Good one, Mr. Pipes - see also Wheeler
I would be inclined to reverse the order, as in:
"Leftism's Legacy: Fascism" - but no matter. It's about time that label got applied to the people to whom it logically belongs. Fascism is a variant of collectivism - like communism, racism, absolute Democracy (e.g. ancient Athens,) tribalism, socialism, welfare statism, eco-fascism, egalitarianism, etc. Collectivism's only logical antithesis is individualism; it is the GOP, not the Left, whose core principles are individualist.

There's an interesting article posted at Free Republic by a guy named Jack Wheeler titled "Democratic Fascism (Beware Hillary Clinton)" that's excellent in this context - though a little dated, as Wheeler makes an appeal for a Condi Rice candidacy.

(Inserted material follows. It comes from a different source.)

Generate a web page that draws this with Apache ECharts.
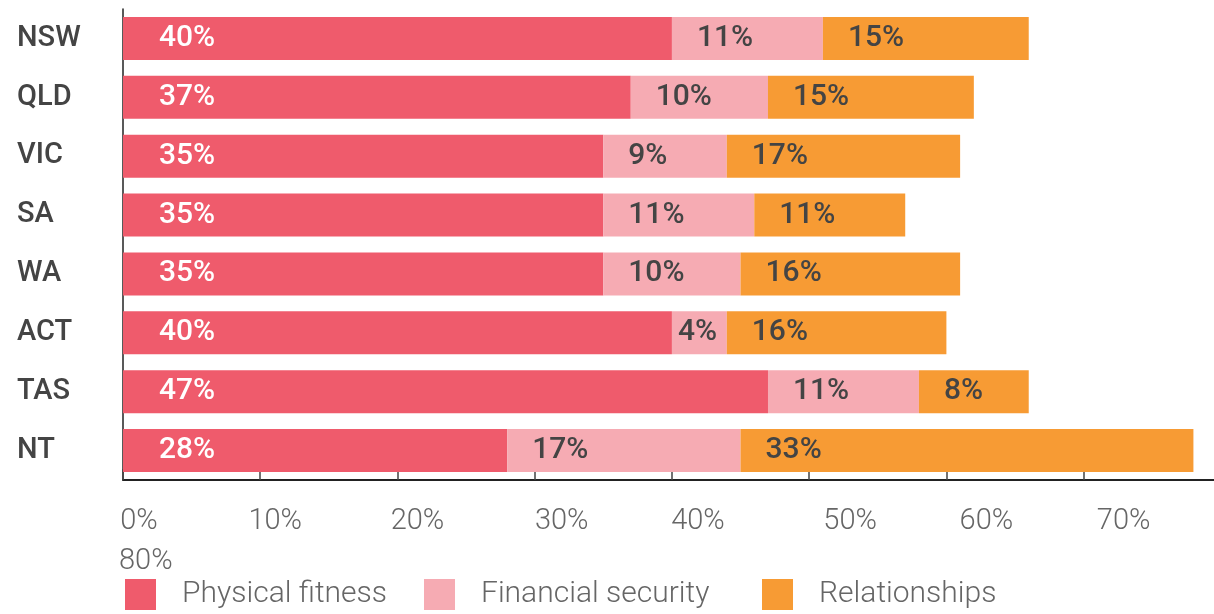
<!DOCTYPE html>
<html>
<head>
<meta charset="utf-8">
<script src="https://cdn.jsdelivr.net/npm/echarts@6/dist/echarts.min.js"></script>
<style>
html,body{margin:0;padding:0;background:#fff;}
#chart{width:1214px;height:614px;}
</style>
</head>
<body>
<div id="chart"></div>
<script>
const categories = ['NSW','QLD','VIC','SA','WA','ACT','TAS','NT'];
const physicalFitness = [40,37,35,35,35,40,47,28];
const financialSecurity = [11,10,9,11,10,4,11,17];
const relationships = [15,15,17,11,16,16,8,33];
const seriesNames = ['Physical fitness','Financial security','Relationships'];
const tickValues = [0,10,20,30,40,50,60,70,80];

const colors = ['#EF5B6C','#F6ABB3','#F79B34'];
// horizontal nudge of each tick label (px), as in the reference
const labelShift = [16,15,20,27,26,41,40,40,0];
// the visible part of the axis ends a little before 80%
const axisMax = 79.5;

const FONT = 'Roboto';
const rich = {};
labelShift.forEach((s,i)=>{
  rich['t'+i] = {fontFamily:FONT,fontSize:29,fontWeight:300,color:'#666',padding:[0,0,0,2*s]};
});

function mkData(arr){
  return arr.map(v => {
    const d = {value:v};
    if (v < 6) d.label = {distance: 6};
    return d;
  });
}

const allSeries = [physicalFitness, financialSecurity, relationships].map((arr,i)=>({
  name: seriesNames[i],
  type:'bar',
  stack:'total',
  barWidth:43,
  data: mkData(arr),
  itemStyle:{color:colors[i]},
  label:{
    show:true,
    position:'insideLeft',
    distance: i===0 ? 36 : 25,
    formatter:'{c}%',
    fontFamily:FONT,
    fontSize:30,
    fontWeight:500,
    padding:[3,0,0,0],
    color: i===0 ? '#fff' : '#444'
  },
  emphasis:{disabled:true}
}));

const chart = echarts.init(document.getElementById('chart'), null, {renderer:'canvas'});
const legends = seriesNames.map((n,i)=>({
  data:[n],
  left:[125,424,762][i],
  top:579,
  padding:0,
  itemWidth:31,
  itemHeight:31,
  icon:'rect',
  selectedMode:false,
  textStyle:{fontFamily:FONT,fontSize:30,fontWeight:300,color:'#666',padding:[6,0,0,21]}
}));

chart.setOption({
  animation:false,
  color:colors,
  legend:legends,
  grid:{left:123,top:9,bottom:134,right:0,containLabel:false},
  xAxis:{
    type:'value',
    min:0,max:axisMax,interval:10,
    axisLine:{show:true,lineStyle:{color:'#222',width:2}},
    axisTick:{show:true,inside:true,length:11,lineStyle:{color:'#444',width:1.5}},
    splitLine:{show:false},
    axisLabel:{
      margin:27,
      showMaxLabel:false,
      formatter:(v)=>{
        const i = tickValues.indexOf(v);
        if (i < 0 || v===80) return '';
        return '{t'+i+'|'+v+'%}';
      },
      rich:rich
    }
  },
  yAxis:{
    type:'category',
    data:categories,
    inverse:true,
    axisLine:{show:true,lineStyle:{color:'#222',width:1.5}},
    axisTick:{show:false},
    axisLabel:{
      align:'left',
      margin:106,
      padding:[5,0,0,0],
      fontFamily:FONT,fontSize:29,fontWeight:500,color:'#444'
    }
  },
  graphic:[{
    type:'text',
    left:119,
    top:547,
    style:{text:tickValues[8]+'%',fontFamily:FONT,fontSize:29,fontWeight:300,fill:'#666'}
  }],
  series:allSeries
});
</script>
</body>
</html>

The article categorizes the contemporary Left's morph from Marxian collectivism to its current mix as "Fabian fascism," after the tactical belief in incremental dismantling of liberty rather than sudden, radical action.

'Sound familiar?

Actually, I'm inclined to believe someone as rash and intellectually corrupt as a Clinton, Obama or Gore would likely attempt both incremental and radical action simultaneously if they had Democrat majorities in Congress to lead them to think they could get away with it.

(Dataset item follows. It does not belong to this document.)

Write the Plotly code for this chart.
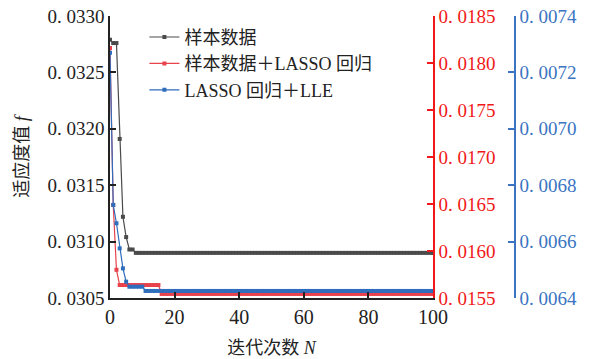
import plotly.graph_objects as go

# ---- data ----
iterations = list(range(0, 101))

sample_head = [0.03279, 0.03276, 0.03276, 0.03191, 0.03122, 0.03104, 0.03093, 0.03093]
sample_tail_value = 0.03090
sample_data = sample_head + [sample_tail_value] * (101 - len(sample_head))

lasso_head = [0.01816, 0.01649, 0.01580]
lasso_mid_value = 0.015638
lasso_mid_count = 13          # iterations 3..15
lasso_tail_value = 0.015543
lasso_data = lasso_head + [lasso_mid_value] * lasso_mid_count
lasso_data = lasso_data + [lasso_tail_value] * (101 - len(lasso_data))

lle_head = [0.00727, 0.00673, 0.006665, 0.006576, 0.006505, 0.006458]
lle_mid_value = 0.006440
lle_mid_count = 5             # iterations 6..10
lle_tail_value = 0.006425
lle_data = lle_head + [lle_mid_value] * lle_mid_count
lle_data = lle_data + [lle_tail_value] * (101 - len(lle_data))

names = ["样本数据", "样本数据＋LASSO 回归", "LASSO 回归＋LLE"]

left_ticks = [0.0305, 0.0310, 0.0315, 0.0320, 0.0325, 0.0330]
left_text = ["0. 0305", "0. 0310", "0. 0315", "0. 0320", "0. 0325", "0. 0330"]
red_ticks = [0.0155, 0.0160, 0.0165, 0.0170, 0.0175, 0.0180, 0.0185]
red_text = ["0. 0155", "0. 0160", "0. 0165", "0. 0170", "0. 0175", "0. 0180", "0. 0185"]
blue_ticks = [0.0064, 0.0066, 0.0068, 0.0070, 0.0072, 0.0074]
blue_text = ["0. 0064", "0. 0066", "0. 0068", "0. 0070", "0. 0072", "0. 0074"]
x_ticks = [0, 20, 40, 60, 80, 100]

# ---- styles ----
FONT = "Liberation Serif, Noto Sans CJK SC, serif"
C_BLACK = "#4a4a4a"
C_RED = "#e8434d"
C_BLUE = "#2f6dbd"
AX_RED = "#f01818"
AX_BLUE = "#3a74c2"

W, H = 592, 359
ML, MR, MT, MB = 110, 77, 16, 61
plot_w = W - ML - MR
xdom_end = 323 / plot_w

fig = go.Figure()
fig.add_trace(go.Scatter(x=iterations, y=sample_data, name=names[0], mode="lines+markers",
                         line=dict(color=C_BLACK, width=1.2),
                         marker=dict(symbol="square", size=4, color=C_BLACK, line=dict(width=0)),
                         yaxis="y"))
fig.add_trace(go.Scatter(x=iterations, y=lasso_data, name=names[1], mode="lines+markers",
                         line=dict(color=C_RED, width=1.2),
                         marker=dict(symbol="square", size=4, color=C_RED, line=dict(width=0)),
                         yaxis="y2"))
fig.add_trace(go.Scatter(x=iterations, y=lle_data, name=names[2], mode="lines+markers",
                         line=dict(color=C_BLUE, width=1.2),
                         marker=dict(symbol="square", size=4, color=C_BLUE, line=dict(width=0)),
                         yaxis="y3"))

common_y = dict(ticks="inside", ticklen=6, tickwidth=1.5, showline=True, linewidth=1.5,
                showgrid=False, zeroline=False, automargin=False, ticklabeloverflow="allow")

fig.update_layout(
    width=W, height=H,
    margin=dict(l=ML, r=MR, t=MT, b=MB, pad=0, autoexpand=False),
    paper_bgcolor="white", plot_bgcolor="white",
    font=dict(family=FONT, size=18, color="#222"),
    showlegend=True,
    legend=dict(x=0.085, y=0.99, xanchor="left", yanchor="top",
                bgcolor="rgba(0,0,0,0)", font=dict(size=18, family=FONT),
                itemwidth=30, tracegroupgap=0),
    xaxis=dict(domain=[0, xdom_end], range=[0, 100], tickvals=x_ticks, automargin=False,
               ticks="inside", ticklen=6, tickwidth=1.5, tickcolor="#222",
               showline=True, linecolor="#222", linewidth=1.5, showgrid=False, zeroline=False,
               ticklabeloverflow="allow", tickfont=dict(size=20),
               title=dict(text="迭代次数 <i>N</i>", font=dict(size=18), standoff=15)),
    yaxis=dict(range=[0.0305, 0.0330], tickvals=left_ticks, ticktext=left_text,
               tickcolor="#222", linecolor="#222", tickfont=dict(size=19),
               title=dict(text="适应度值 <i>f</i>", font=dict(size=18), standoff=14), **common_y),
    yaxis2=dict(range=[0.0155, 0.0185], tickvals=red_ticks, ticktext=red_text,
                overlaying="y", side="right", anchor="x",
                tickcolor=AX_RED, linecolor=AX_RED, tickfont=dict(size=19, color=AX_RED), **common_y),
    yaxis3=dict(range=[0.0064, 0.0074], tickvals=blue_ticks, ticktext=blue_text,
                overlaying="y", side="right", anchor="free", position=1.0,
                tickcolor=AX_BLUE, linecolor=AX_BLUE, tickfont=dict(size=19, color=AX_BLUE), **common_y),
)

fig.write_html("out.html", config={"displayModeBar": False},
               post_script="document.body.style.margin='0';document.body.style.overflow='hidden';")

Secondly, I believe collectivists should never be given the unwarranted compliment of being called "liberals."

"Liberal" is derived from the same root as "liberty," therefore should denote "an advocate of liberty."

Today's "liberals" are advocates of the precise, polar opposite of liberty: the omnipotent state and the subordination of the individual to the collective.

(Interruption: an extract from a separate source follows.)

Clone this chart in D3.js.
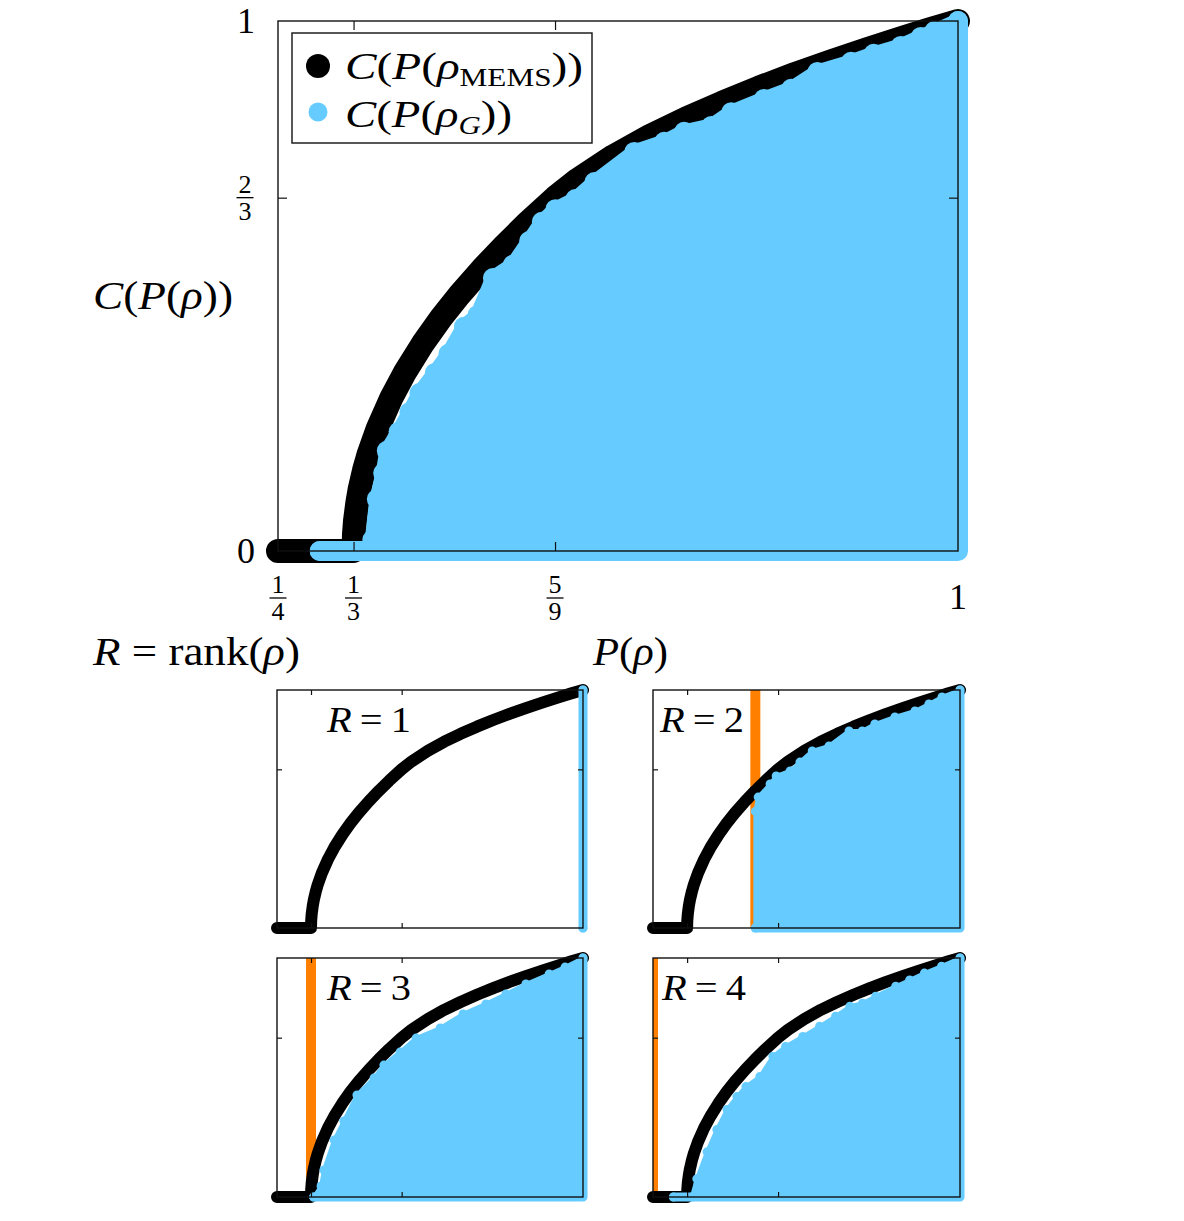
<!DOCTYPE html>
<html>
<head>
<meta charset="utf-8">
<script src="https://cdn.jsdelivr.net/npm/d3@7"></script>
<style>
  body { margin: 0; background: #fff; }
  svg text { font-family: "Liberation Serif", "DejaVu Serif", serif; fill: #000; }
</style>
</head>
<body>
<svg id="chart" width="1184" height="1221"></svg>
<script>
// maximally entangled mixed states: purity P vs concurrence C
const memsP = [0.25, 0.2917, 0.3333, 0.3338, 0.335, 0.3375, 0.34, 0.345, 0.35, 0.36, 0.375, 0.39, 0.41, 0.43, 0.45, 0.475, 0.5, 0.525, 0.5556, 0.58, 0.62, 0.66, 0.70, 0.74, 0.78, 0.82, 0.86, 0.90, 0.94, 0.97, 1.0];
const memsC = [0, 0, 0, 0.031, 0.058, 0.091, 0.116, 0.153, 0.183, 0.231, 0.289, 0.337, 0.392, 0.440, 0.483, 0.532, 0.577, 0.619, 0.667, 0.700, 0.745, 0.783, 0.816, 0.846, 0.874, 0.900, 0.924, 0.947, 0.969, 0.985, 1.0];

// upper edge of the random-state cloud rho_G, all ranks
const gAllP = [0.296, 0.350, 0.354, 0.359, 0.366, 0.370, 0.383, 0.395, 0.406, 0.423, 0.438, 0.455, 0.470, 0.487, 0.509, 0.527, 0.541, 0.556, 0.578, 0.599, 0.643, 0.676, 0.698, 0.728, 0.750, 0.786, 0.816, 0.845, 0.882, 0.907, 0.937, 0.959, 0.974, 1.0];
const gAllC = [0, 0, 0.021, 0.098, 0.147, 0.189, 0.225, 0.262, 0.298, 0.336, 0.372, 0.423, 0.445, 0.515, 0.540, 0.585, 0.621, 0.645, 0.664, 0.696, 0.753, 0.772, 0.791, 0.802, 0.828, 0.853, 0.872, 0.904, 0.923, 0.938, 0.953, 0.970, 0.981, 1.0];

// per rank R = 1..4
const gR1P = [1.0, 1.0];
const gR1C = [0, 1.0];
const gR2P = [0.5, 0.5, 0.507, 0.536, 0.551, 0.585, 0.609, 0.639, 0.680, 0.729, 0.761, 0.792, 0.841, 0.890, 0.924, 0.956, 1.0];
const gR2C = [0, 0.49, 0.55, 0.605, 0.639, 0.660, 0.697, 0.744, 0.765, 0.828, 0.828, 0.857, 0.887, 0.912, 0.941, 0.971, 1.0];
const gR3P = [0.340, 0.358, 0.365, 0.390, 0.414, 0.446, 0.488, 0.512, 0.552, 0.591, 0.650, 0.706, 0.762, 0.811, 0.860, 0.917, 0.956, 1.0];
const gR3C = [0, 0.046, 0.113, 0.238, 0.318, 0.427, 0.498, 0.552, 0.607, 0.665, 0.707, 0.766, 0.808, 0.849, 0.891, 0.933, 0.962, 1.0];
const gR4P = [0.300, 0.345, 0.357, 0.382, 0.406, 0.431, 0.455, 0.477, 0.511, 0.543, 0.574, 0.616, 0.657, 0.696, 0.731, 0.762, 0.794, 0.843, 0.877, 0.913, 0.955, 1.0];
const gR4C = [0, 0, 0.076, 0.189, 0.282, 0.366, 0.420, 0.462, 0.504, 0.588, 0.630, 0.672, 0.714, 0.756, 0.798, 0.811, 0.840, 0.882, 0.908, 0.937, 0.966, 1.0];

const rankLabels = ['1', '2', '3', '4'];
const rankMinPurity = [null, 1 / 2, 1 / 3, 1 / 4];

const xTickVals = [1 / 3, 5 / 9];
const yTickVals = [2 / 3];
const xFracLabels = [[1 / 4, '1', '4'], [1 / 3, '1', '3'], [5 / 9, '5', '9']];

const black = '#000';
const blue = '#66ccff';
const orange = '#ff8000';

const svg = d3.select('#chart');

const boxes = [
  { left: 278, right: 958, top: 21, bottom: 551, rk: 12, rb: 10, tick: 9 },
  { left: 277, right: 583, top: 690, bottom: 928, rk: 6, rb: 4.5, tick: 5 },
  { left: 653, right: 960, top: 690, bottom: 928, rk: 6, rb: 4.5, tick: 5 },
  { left: 277, right: 583, top: 958, bottom: 1197, rk: 6, rb: 4.5, tick: 5 },
  { left: 653, right: 960, top: 958, bottom: 1197, rk: 6, rb: 4.5, tick: 5 }
];
const clouds = [[gAllP, gAllC], [gR1P, gR1C], [gR2P, gR2C], [gR3P, gR3C], [gR4P, gR4C]];

// LaTeX-ish label: italic symbols, roman words, optional subscript
function mathText(g, x, y, size, parts, width) {
  let t = g.append('text').attr('x', x).attr('y', y).attr('font-size', size);
  let shifted = false;
  parts.forEach(([s, st]) => {
    let sp = t.append('tspan').text(s);
    if (st.includes('i')) sp.attr('font-style', 'italic');
    if (st.includes('s')) {
      sp.attr('font-size', size * 0.66);
      if (!shifted) { sp.attr('dy', size * 0.18); shifted = true; }
    } else if (shifted) {
      sp.attr('dy', -size * 0.18); shifted = false;
    }
  });
  if (width) t.attr('textLength', width).attr('lengthAdjust', 'spacingAndGlyphs');
  return t;
}

function drawPanel(i) {
  let b = boxes[i];
  let [gp, gc] = clouds[i];
  let x = d3.scaleLinear().domain([0.25, 1]).range([b.left, b.right]);
  let y = d3.scaleLinear().domain([0, 1]).range([b.bottom, b.top]);
  let g = svg.append('g');

  let clipId = 'clip' + i;
  svg.append('clipPath').attr('id', clipId)
    .append('rect')
    .attr('x', b.left).attr('y', b.top)
    .attr('width', b.right - b.left).attr('height', b.bottom - b.top);

  // purity bound for rank R
  if (i > 0 && rankMinPurity[i - 1] != null) {
    let p = rankMinPurity[i - 1];
    g.append('line')
      .attr('clip-path', `url(#${clipId})`)
      .attr('x1', x(p)).attr('x2', x(p))
      .attr('y1', y(0)).attr('y2', y(1))
      .attr('stroke', orange).attr('stroke-width', 10);
  }

  // MEMS curve, drawn as a band of overlapping dots
  let mems = memsP.map((p, k) => [p, memsC[k]]);
  g.append('path')
    .attr('d', d3.line().x((d) => x(d[0])).y((d) => y(d[1]))(mems))
    .attr('fill', 'none')
    .attr('stroke', black)
    .attr('stroke-width', b.rk * 2)
    .attr('stroke-linecap', 'round')
    .attr('stroke-linejoin', 'round');

  // random-state cloud
  let edge = gp.map((p, k) => [p, gc[k]]);
  let poly = [...edge, [1, 0]];
  g.append('path')
    .attr('d', d3.line().x((d) => x(d[0])).y((d) => y(d[1]))(poly) + 'Z')
    .attr('fill', blue)
    .attr('stroke', blue)
    .attr('stroke-width', Math.max(b.rb * 2 - 5, 2))
    .attr('stroke-linejoin', 'round');
  g.selectAll(null).data(edge).join('circle')
    .attr('cx', (d) => x(d[0]))
    .attr('cy', (d) => y(d[1]))
    .attr('r', b.rb)
    .attr('fill', blue);
  g.append('path')
    .attr('d', d3.line().x((d) => x(d[0])).y((d) => y(d[1]))([[gp[0], 0], [1, 0], [1, 1]]))
    .attr('fill', 'none')
    .attr('stroke', blue)
    .attr('stroke-width', b.rb * 2)
    .attr('stroke-linecap', 'round')
    .attr('stroke-linejoin', 'round');

  // frame and inward ticks on all four sides
  let axes = svg.append('g').attr('class', 'axes');
  let mk = (axis, tx, ty) => {
    let a = axes.append('g').attr('transform', `translate(${tx},${ty})`).call(axis);
    a.select('.domain').remove();
    a.selectAll('text').remove();
    a.selectAll('line').attr('stroke', '#111').attr('stroke-width', 1.2);
  };
  mk(d3.axisBottom(x).tickValues(xTickVals).tickSize(-b.tick), 0, b.bottom);
  mk(d3.axisTop(x).tickValues(xTickVals).tickSize(-b.tick), 0, b.top);
  mk(d3.axisLeft(y).tickValues(yTickVals).tickSize(-b.tick), b.left, 0);
  mk(d3.axisRight(y).tickValues(yTickVals).tickSize(-b.tick), b.right, 0);
  axes.append('rect')
    .attr('x', b.left).attr('y', b.top)
    .attr('width', b.right - b.left).attr('height', b.bottom - b.top)
    .attr('fill', 'none').attr('stroke', '#111').attr('stroke-width', 1.4);

  return { x, y, g };
}

function frac(x0, yBar, num, den, size) {
  let f = svg.append('g');
  f.append('text').attr('x', x0).attr('y', yBar - 5).attr('font-size', size)
    .attr('text-anchor', 'middle').text(num);
  f.append('line').attr('x1', x0 - 8.5).attr('x2', x0 + 8.5)
    .attr('y1', yBar).attr('y2', yBar).attr('stroke', '#000').attr('stroke-width', 1.3);
  f.append('text').attr('x', x0).attr('y', yBar + 22).attr('font-size', size)
    .attr('text-anchor', 'middle').text(den);
}

let main = drawPanel(0);
let labelX = [327, 660, 327, 662];
for (let i = 1; i <= 4; i++) {
  drawPanel(i);
  let b = boxes[i];
  mathText(svg, labelX[i - 1], b.top + 42, 35,
    [['R', 'i'], ['\u2009=\u2009', ''], [rankLabels[i - 1], '']], 84);
}

// main axis labels
xFracLabels.forEach(([v, n, d]) => frac(main.x(v), 598, n, d, 26));
svg.append('text').attr('x', main.x(1)).attr('y', 609).attr('font-size', 36)
  .attr('text-anchor', 'middle').text('1');
svg.append('text').attr('x', 246).attr('y', main.y(0) + 12).attr('font-size', 36)
  .attr('text-anchor', 'middle').text('0');
svg.append('text').attr('x', 246).attr('y', main.y(1) + 12).attr('font-size', 36)
  .attr('text-anchor', 'middle').text('1');
frac(245, main.y(2 / 3), '2', '3', 26);

mathText(svg, 93, 309, 40, [['C', 'i'], ['(', ''], ['P', 'i'], ['(', ''], ['ρ', 'i'], ['))', '']], 140);
mathText(svg, 593, 665, 40, [['P', 'i'], ['(', ''], ['ρ', 'i'], [')', '']], 75);
mathText(svg, 93, 665, 40, [['R', 'i'], [' = rank(', ''], ['ρ', 'i'], [')', '']], 207);

// legend
let leg = svg.append('g');
leg.append('rect').attr('x', 292).attr('y', 33).attr('width', 300).attr('height', 110)
  .attr('fill', '#fff').attr('stroke', '#111').attr('stroke-width', 1.4);
leg.append('circle').attr('cx', 318).attr('cy', 66).attr('r', 12).attr('fill', black);
leg.append('circle').attr('cx', 318).attr('cy', 112).attr('r', 9.5).attr('fill', blue);
mathText(leg, 345, 79, 38, [['C', 'i'], ['(', ''], ['P', 'i'], ['(', ''], ['ρ', 'i'], ['MEMS', 's'], ['))', '']], 238);
mathText(leg, 345, 127, 38, [['C', 'i'], ['(', ''], ['P', 'i'], ['(', ''], ['ρ', 'i'], ['G', 'is'], ['))', '']], 167);
</script>
</body>
</html>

To paraphrase Vassar/Brandeis philosopher David Kelley: "If the people who are calling themselves 'liberal' are finished with the word, we'd like it back."

I agree fully.

Dictators
Only differ in personalities.
Any system that gives control of the State into the hands of one man or a group of men hardly matters what you call it.

If its called Communism, Fascism, Nazism or Royalty.
When people refuse to govern themselves, they empower the State.
America began giving up self government with the unconstitutional 16th Amendment that handed to private businessmen the control over the economy and the value of money.
Leaving the Foundations of the US Constitution this power was given to Congress only.

This caused the beginning of the partnership of business and government that brings about fascism, as we now have in America.

Financial fascism with all aspects of business controlled by huge corporations that select our politicians and laws.

Could never have happened without the "passage" of the 16th Amendment.

No way the government could have grown into the monstrosity it is today without the paper fiat money the private banking cartel owns and operates to their own riches.

Vindication!!!
I've been telling liberal co-workers for years that Fascism was a leftist idealogoy and they acted like I had a mental illness (hmmm..... didn't Stalin send those who didn't "think right" to mental institutions?)

Now I know what to get people for birthday and Christmas presents.

SaltyDog
To the extent the gov't is trying to determine the outcome, yes, we already have quite the facsist state. And it is everywhere, from dictating what we must do in order to drive (helmets, seat belts, no smoking in front of kids, etc.) to light bulbs or gallons in a flush, advocated and implemented by the great civil libertarian liberals - how's that for a horrible joke.

We've called it the nanny state so far (we have feminized fascism according to Goldberg) but it could take on a very radical and frightening character under a madam Hitlery DeFarge.

Benito was smarter than Marx
Marxist policy destroys incentive, slowly causing economic collapse because men tend to act in self interest. We make very poor bees. Fascism leaves intact mans tendency toward greed by leaving the means of production in private hands, thus leaving incentive intact. The problem with this approach is the loss of liberty.

The flaw in the slaw in this argument is the fascist trend originates only from the left. Our overseeing lords recently demanded what kind of autos can be sold in America. Micro-management of the auto industry is a fascist act. Passed by a liberal legislature and signed by a (so called) conservative president. Fascism anyone? It appears to me we are already there!